A pull request can be reviewed by any Brackets committer. With this process, we seek to respond to pull requests quickly and to resolve them as quickly as is reasonable. There are two phases to the review: Triage and Review.

The basic process:

  1. A contributor submits a new pull request using Contributor Pull Request Checklist as a guide.
  2. A Brackets committer assigns it to themselves for a quick triage (see Triage below)
  3. They do that triage immediately after assigning it to themselves.
  4. The person doing triage continues with the back and forth until either the PR is closed or the PR has the right characteristics for a more detailed review.
  5. Assuming the PR is continuing, the committer gives the PR a “Triage Complete” label and unassigns it.
  6. The same or a different Brackets committer picks up the PR for review and assigns it to themselves.
  7. The reviewer starts the review immediately after assigning it to themselves and uses the Pull Request Review Checklist as a guide.
  8. There’s an expectation from both ends that communication won’t stall for more than a few days (see the Daily Pull Request Report section below)

In general, our goal is that no one should have to wait more than a week or so (barring someone being unavailable for a time and stating so in the pull request comments.)

A pull request can have a "Discussion" label to designate that it is not really intended for landing and not subject to the normal timing constraints.

Triage

The goal with triage is to quickly skim the code and make sure that it meets some basic requirements for landing before it proceeds.

  • Is this something we want in Brackets? (If not, say so and close it or mark “needs review” with a comment)
  • Does the code look like core code? (If not, say so and point to coding conventions or comment on the overall layout)
  • Does the code have tests? (If not, comment on what you’d like to see in terms of tests)
  • Has the contributor signed the CLA?

"Is this something we want in Brackets?" can be a tough question and very much depends on the specific pull request.
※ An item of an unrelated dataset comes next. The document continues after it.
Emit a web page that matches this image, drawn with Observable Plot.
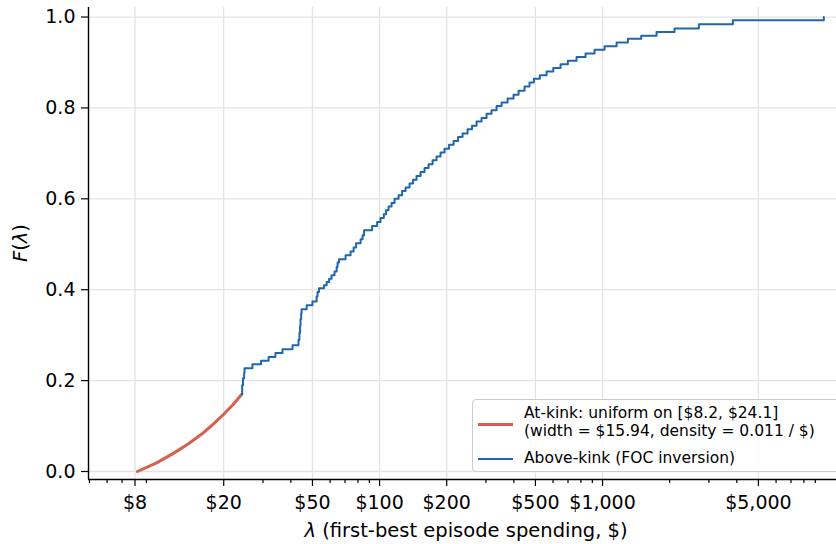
<!DOCTYPE html>
<html><head><meta charset="utf-8">
<script src="https://cdn.jsdelivr.net/npm/d3@7"></script>
<script src="https://cdn.jsdelivr.net/npm/@observablehq/plot@0.6"></script>
<style>
body{margin:0;background:#fff;overflow:hidden;}
#wrap{position:relative;width:836px;height:544px;overflow:hidden;font-family:"DejaVu Sans",sans-serif;}
#legend{position:absolute;left:472px;top:399px;width:380px;height:73px;border:1px solid #cccccc;border-radius:4px;background:rgba(255,255,255,0.85);box-sizing:border-box;font-size:15.5px;color:#000;}
#legend .sw{position:absolute;left:5px;width:35px;}
#legend .tx{position:absolute;left:51px;line-height:18px;white-space:nowrap;}
</style></head>
<body><div id="wrap"></div>
<script>
// At-kink segment (uniform on [$8.2, $24.1])
const redLambda = [8.2, 10, 12, 14, 16, 18, 20, 22, 24.1];
const redF = [0, 0.019, 0.041, 0.062, 0.083, 0.105, 0.126, 0.147, 0.170];

// Above-kink empirical CDF (step after each lambda)
const blueLambda = [24.1, 24.2, 24.4, 24.7, 24.8, 26.9, 29.4, 31.8, 34.1, 36.7,
  40.7, 43.3, 43.7, 44.0, 44.2, 44.5, 44.7, 47.1, 50.0, 52.2,
  52.7, 53.5, 56.3, 57.9, 59.4, 60.9, 62.8, 64.2, 64.8, 65.8,
  70.4, 74.1, 76.5, 78.5, 82.2, 83.9, 85.2, 92.6, 97.5, 101,
  104.5, 106.9, 109.7, 113.2, 116.7, 121.7, 126.2, 130.8, 136.3, 141.3,
  146.5, 152.7, 159.1, 165.9, 172.9, 180.1, 187.7, 195.6, 205, 214.7,
  224.9, 235.6, 248.1, 259.9, 272.3, 286.7, 301.9, 317.8, 334.7, 352.5,
  375, 398.9, 420.1, 446.9, 470.5, 491.9, 523.4, 561, 601.2, 648.2,
  698.9, 764.6, 839, 920.7, 1021, 1156, 1299, 1491, 1747, 2103,
  2703, 3840, 9826];
const blueF = [0.170, 0.190, 0.205, 0.218, 0.227, 0.236, 0.2435, 0.252, 0.261, 0.269,
  0.278, 0.290, 0.305, 0.320, 0.335, 0.348, 0.357, 0.366, 0.374, 0.385,
  0.395, 0.403, 0.410, 0.417, 0.424, 0.432, 0.440, 0.450, 0.460, 0.467,
  0.476, 0.484, 0.493, 0.502, 0.511, 0.520, 0.531, 0.540, 0.549, 0.558,
  0.566, 0.575, 0.583, 0.591, 0.600, 0.608, 0.617, 0.625, 0.634, 0.642,
  0.650, 0.659, 0.668, 0.676, 0.685, 0.693, 0.702, 0.710, 0.719, 0.727,
  0.736, 0.744, 0.753, 0.761, 0.770, 0.778, 0.787, 0.795, 0.804, 0.812,
  0.821, 0.829, 0.838, 0.847, 0.856, 0.864, 0.872, 0.880, 0.888, 0.896,
  0.904, 0.912, 0.920, 0.928, 0.936, 0.944, 0.952, 0.959, 0.967, 0.975,
  0.984, 0.993, 1.000];

const majorTicks = [8, 20, 50, 100, 200, 500, 1000, 5000];
const majorLabels = ["$8", "$20", "$50", "$100", "$200", "$500", "$1,000", "$5,000"];
const minorTicks = [5, 6, 7, 9, 30, 40, 60, 70, 80, 90, 300, 400, 600, 700, 800, 900,
  2000, 3000, 4000, 6000, 7000, 8000, 9000];
const yTicks = [0, 0.2, 0.4, 0.6, 0.8, 1.0];
const legendLabels = ["At-kink: uniform on [$8.2, $24.1]", "(width = $15.94, density = 0.011 / $)", "Above-kink (FOC inversion)"];

const red = redLambda.map((x, i) => ({x, y: redF[i]}));
const blue = blueLambda.map((x, i) => ({x, y: blueF[i]}));
const xLabelData = majorTicks.map((x, i) => ({x, label: majorLabels[i]}));

const xDomain = [4.95, 11200];
const yDomain = [-0.0176, 1.021];
const RED = "#d6604d", BLUE = "#2166ac", GRID = "#e3e3e3";

const chart = Plot.plot({
  width: 836, height: 544,
  marginLeft: 88, marginRight: 0, marginTop: 7, marginBottom: 65,
  style: {fontFamily: "DejaVu Sans, sans-serif", fontSize: "19px", color: "#000", background: "#fff", overflow: "visible"},
  x: {type: "log", domain: xDomain},
  y: {domain: yDomain},
  marks: [
    Plot.ruleY(yTicks, {stroke: GRID, strokeWidth: 1.3}),
    Plot.ruleX(majorTicks, {stroke: GRID, strokeWidth: 1.3}),
    Plot.line(red, {x: "x", y: "y", stroke: RED, strokeWidth: 3}),
    Plot.line(blue, {x: "x", y: "y", stroke: BLUE, strokeWidth: 2, curve: "step-after"}),
    Plot.axisX(minorTicks, {tickSize: 4, tickFormat: () => "", label: null, strokeWidth: 1.2}),
    Plot.axisX(majorTicks, {tickSize: 7, tickFormat: () => "", label: null, strokeWidth: 1.2}),
    Plot.text(xLabelData, {x: "x", text: "label", frameAnchor: "bottom", lineAnchor: "top", dy: 16,
      fontSize: 19, fill: "#000"}),
    Plot.axisY(yTicks, {tickSize: 7, tickPadding: 6, strokeWidth: 1.2,
      tickFormat: d => d.toFixed(1), label: null}),
    Plot.ruleX([xDomain[0]], {stroke: "#000", strokeWidth: 1.4}),
    Plot.ruleY([yDomain[0]], {stroke: "#000", strokeWidth: 1.4})
  ]
});

const wrap = document.getElementById("wrap");
wrap.appendChild(chart);

// axis titles with italic lambda
const svg = d3.select(chart);
const xt = svg.append("text").attr("x", 466).attr("y", 537).attr("text-anchor", "middle")
  .attr("font-size", 19.5).attr("fill", "#000");
xt.append("tspan").attr("font-style", "italic").text("λ");
xt.append("tspan").text(" (first-best episode spending, $)");
const yt = svg.append("text").attr("transform", "translate(27,243) rotate(-90)").attr("text-anchor", "middle")
  .attr("font-size", 19.5).attr("fill", "#000");
yt.append("tspan").attr("font-style", "italic").text("F");
yt.append("tspan").text("(");
yt.append("tspan").attr("font-style", "italic").text("λ");
yt.append("tspan").text(")");

// legend
const lg = document.createElement("div");
lg.id = "legend";
lg.innerHTML =
  `<div class="sw" style="top:23px;height:3px;background:${RED}"></div>` +
  `<div class="tx" style="top:4px">${legendLabels[0]}<br>${legendLabels[1]}</div>` +
  `<div class="sw" style="top:57.5px;height:2px;background:${BLUE}"></div>` +
  `<div class="tx" style="top:49px">${legendLabels[2]}</div>`;
wrap.appendChild(lg);
</script>
</body></html>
We have generally preferred for new features to start life as extensions, but that's not always possible and some things definitely do belong in core. If we see patterns of things we don't want to see in Brackets core, we'll add them here.

Translations

Generally speaking, translations should be quick to triage. Our review process for translations is generally simple: find another person in the Brackets community that speaks the language and can verify that the translation is a good one.

Daily Pull Request Report

To glue this process together, we'll have a daily report emailed to the Brackets committers that highlights overdue pull requests:

  1. PRs that have not started triage in 8 days
  2. PRs that have not started review within 8 days of Triage Complete
  3. PRs that have been waiting for a response from the assignee for 8 days
  4. PRs that have been waiting for a response from the contributor for 8 days

In addition to overdue PRs, the report will also list "available PRs" which are requests are not assigned.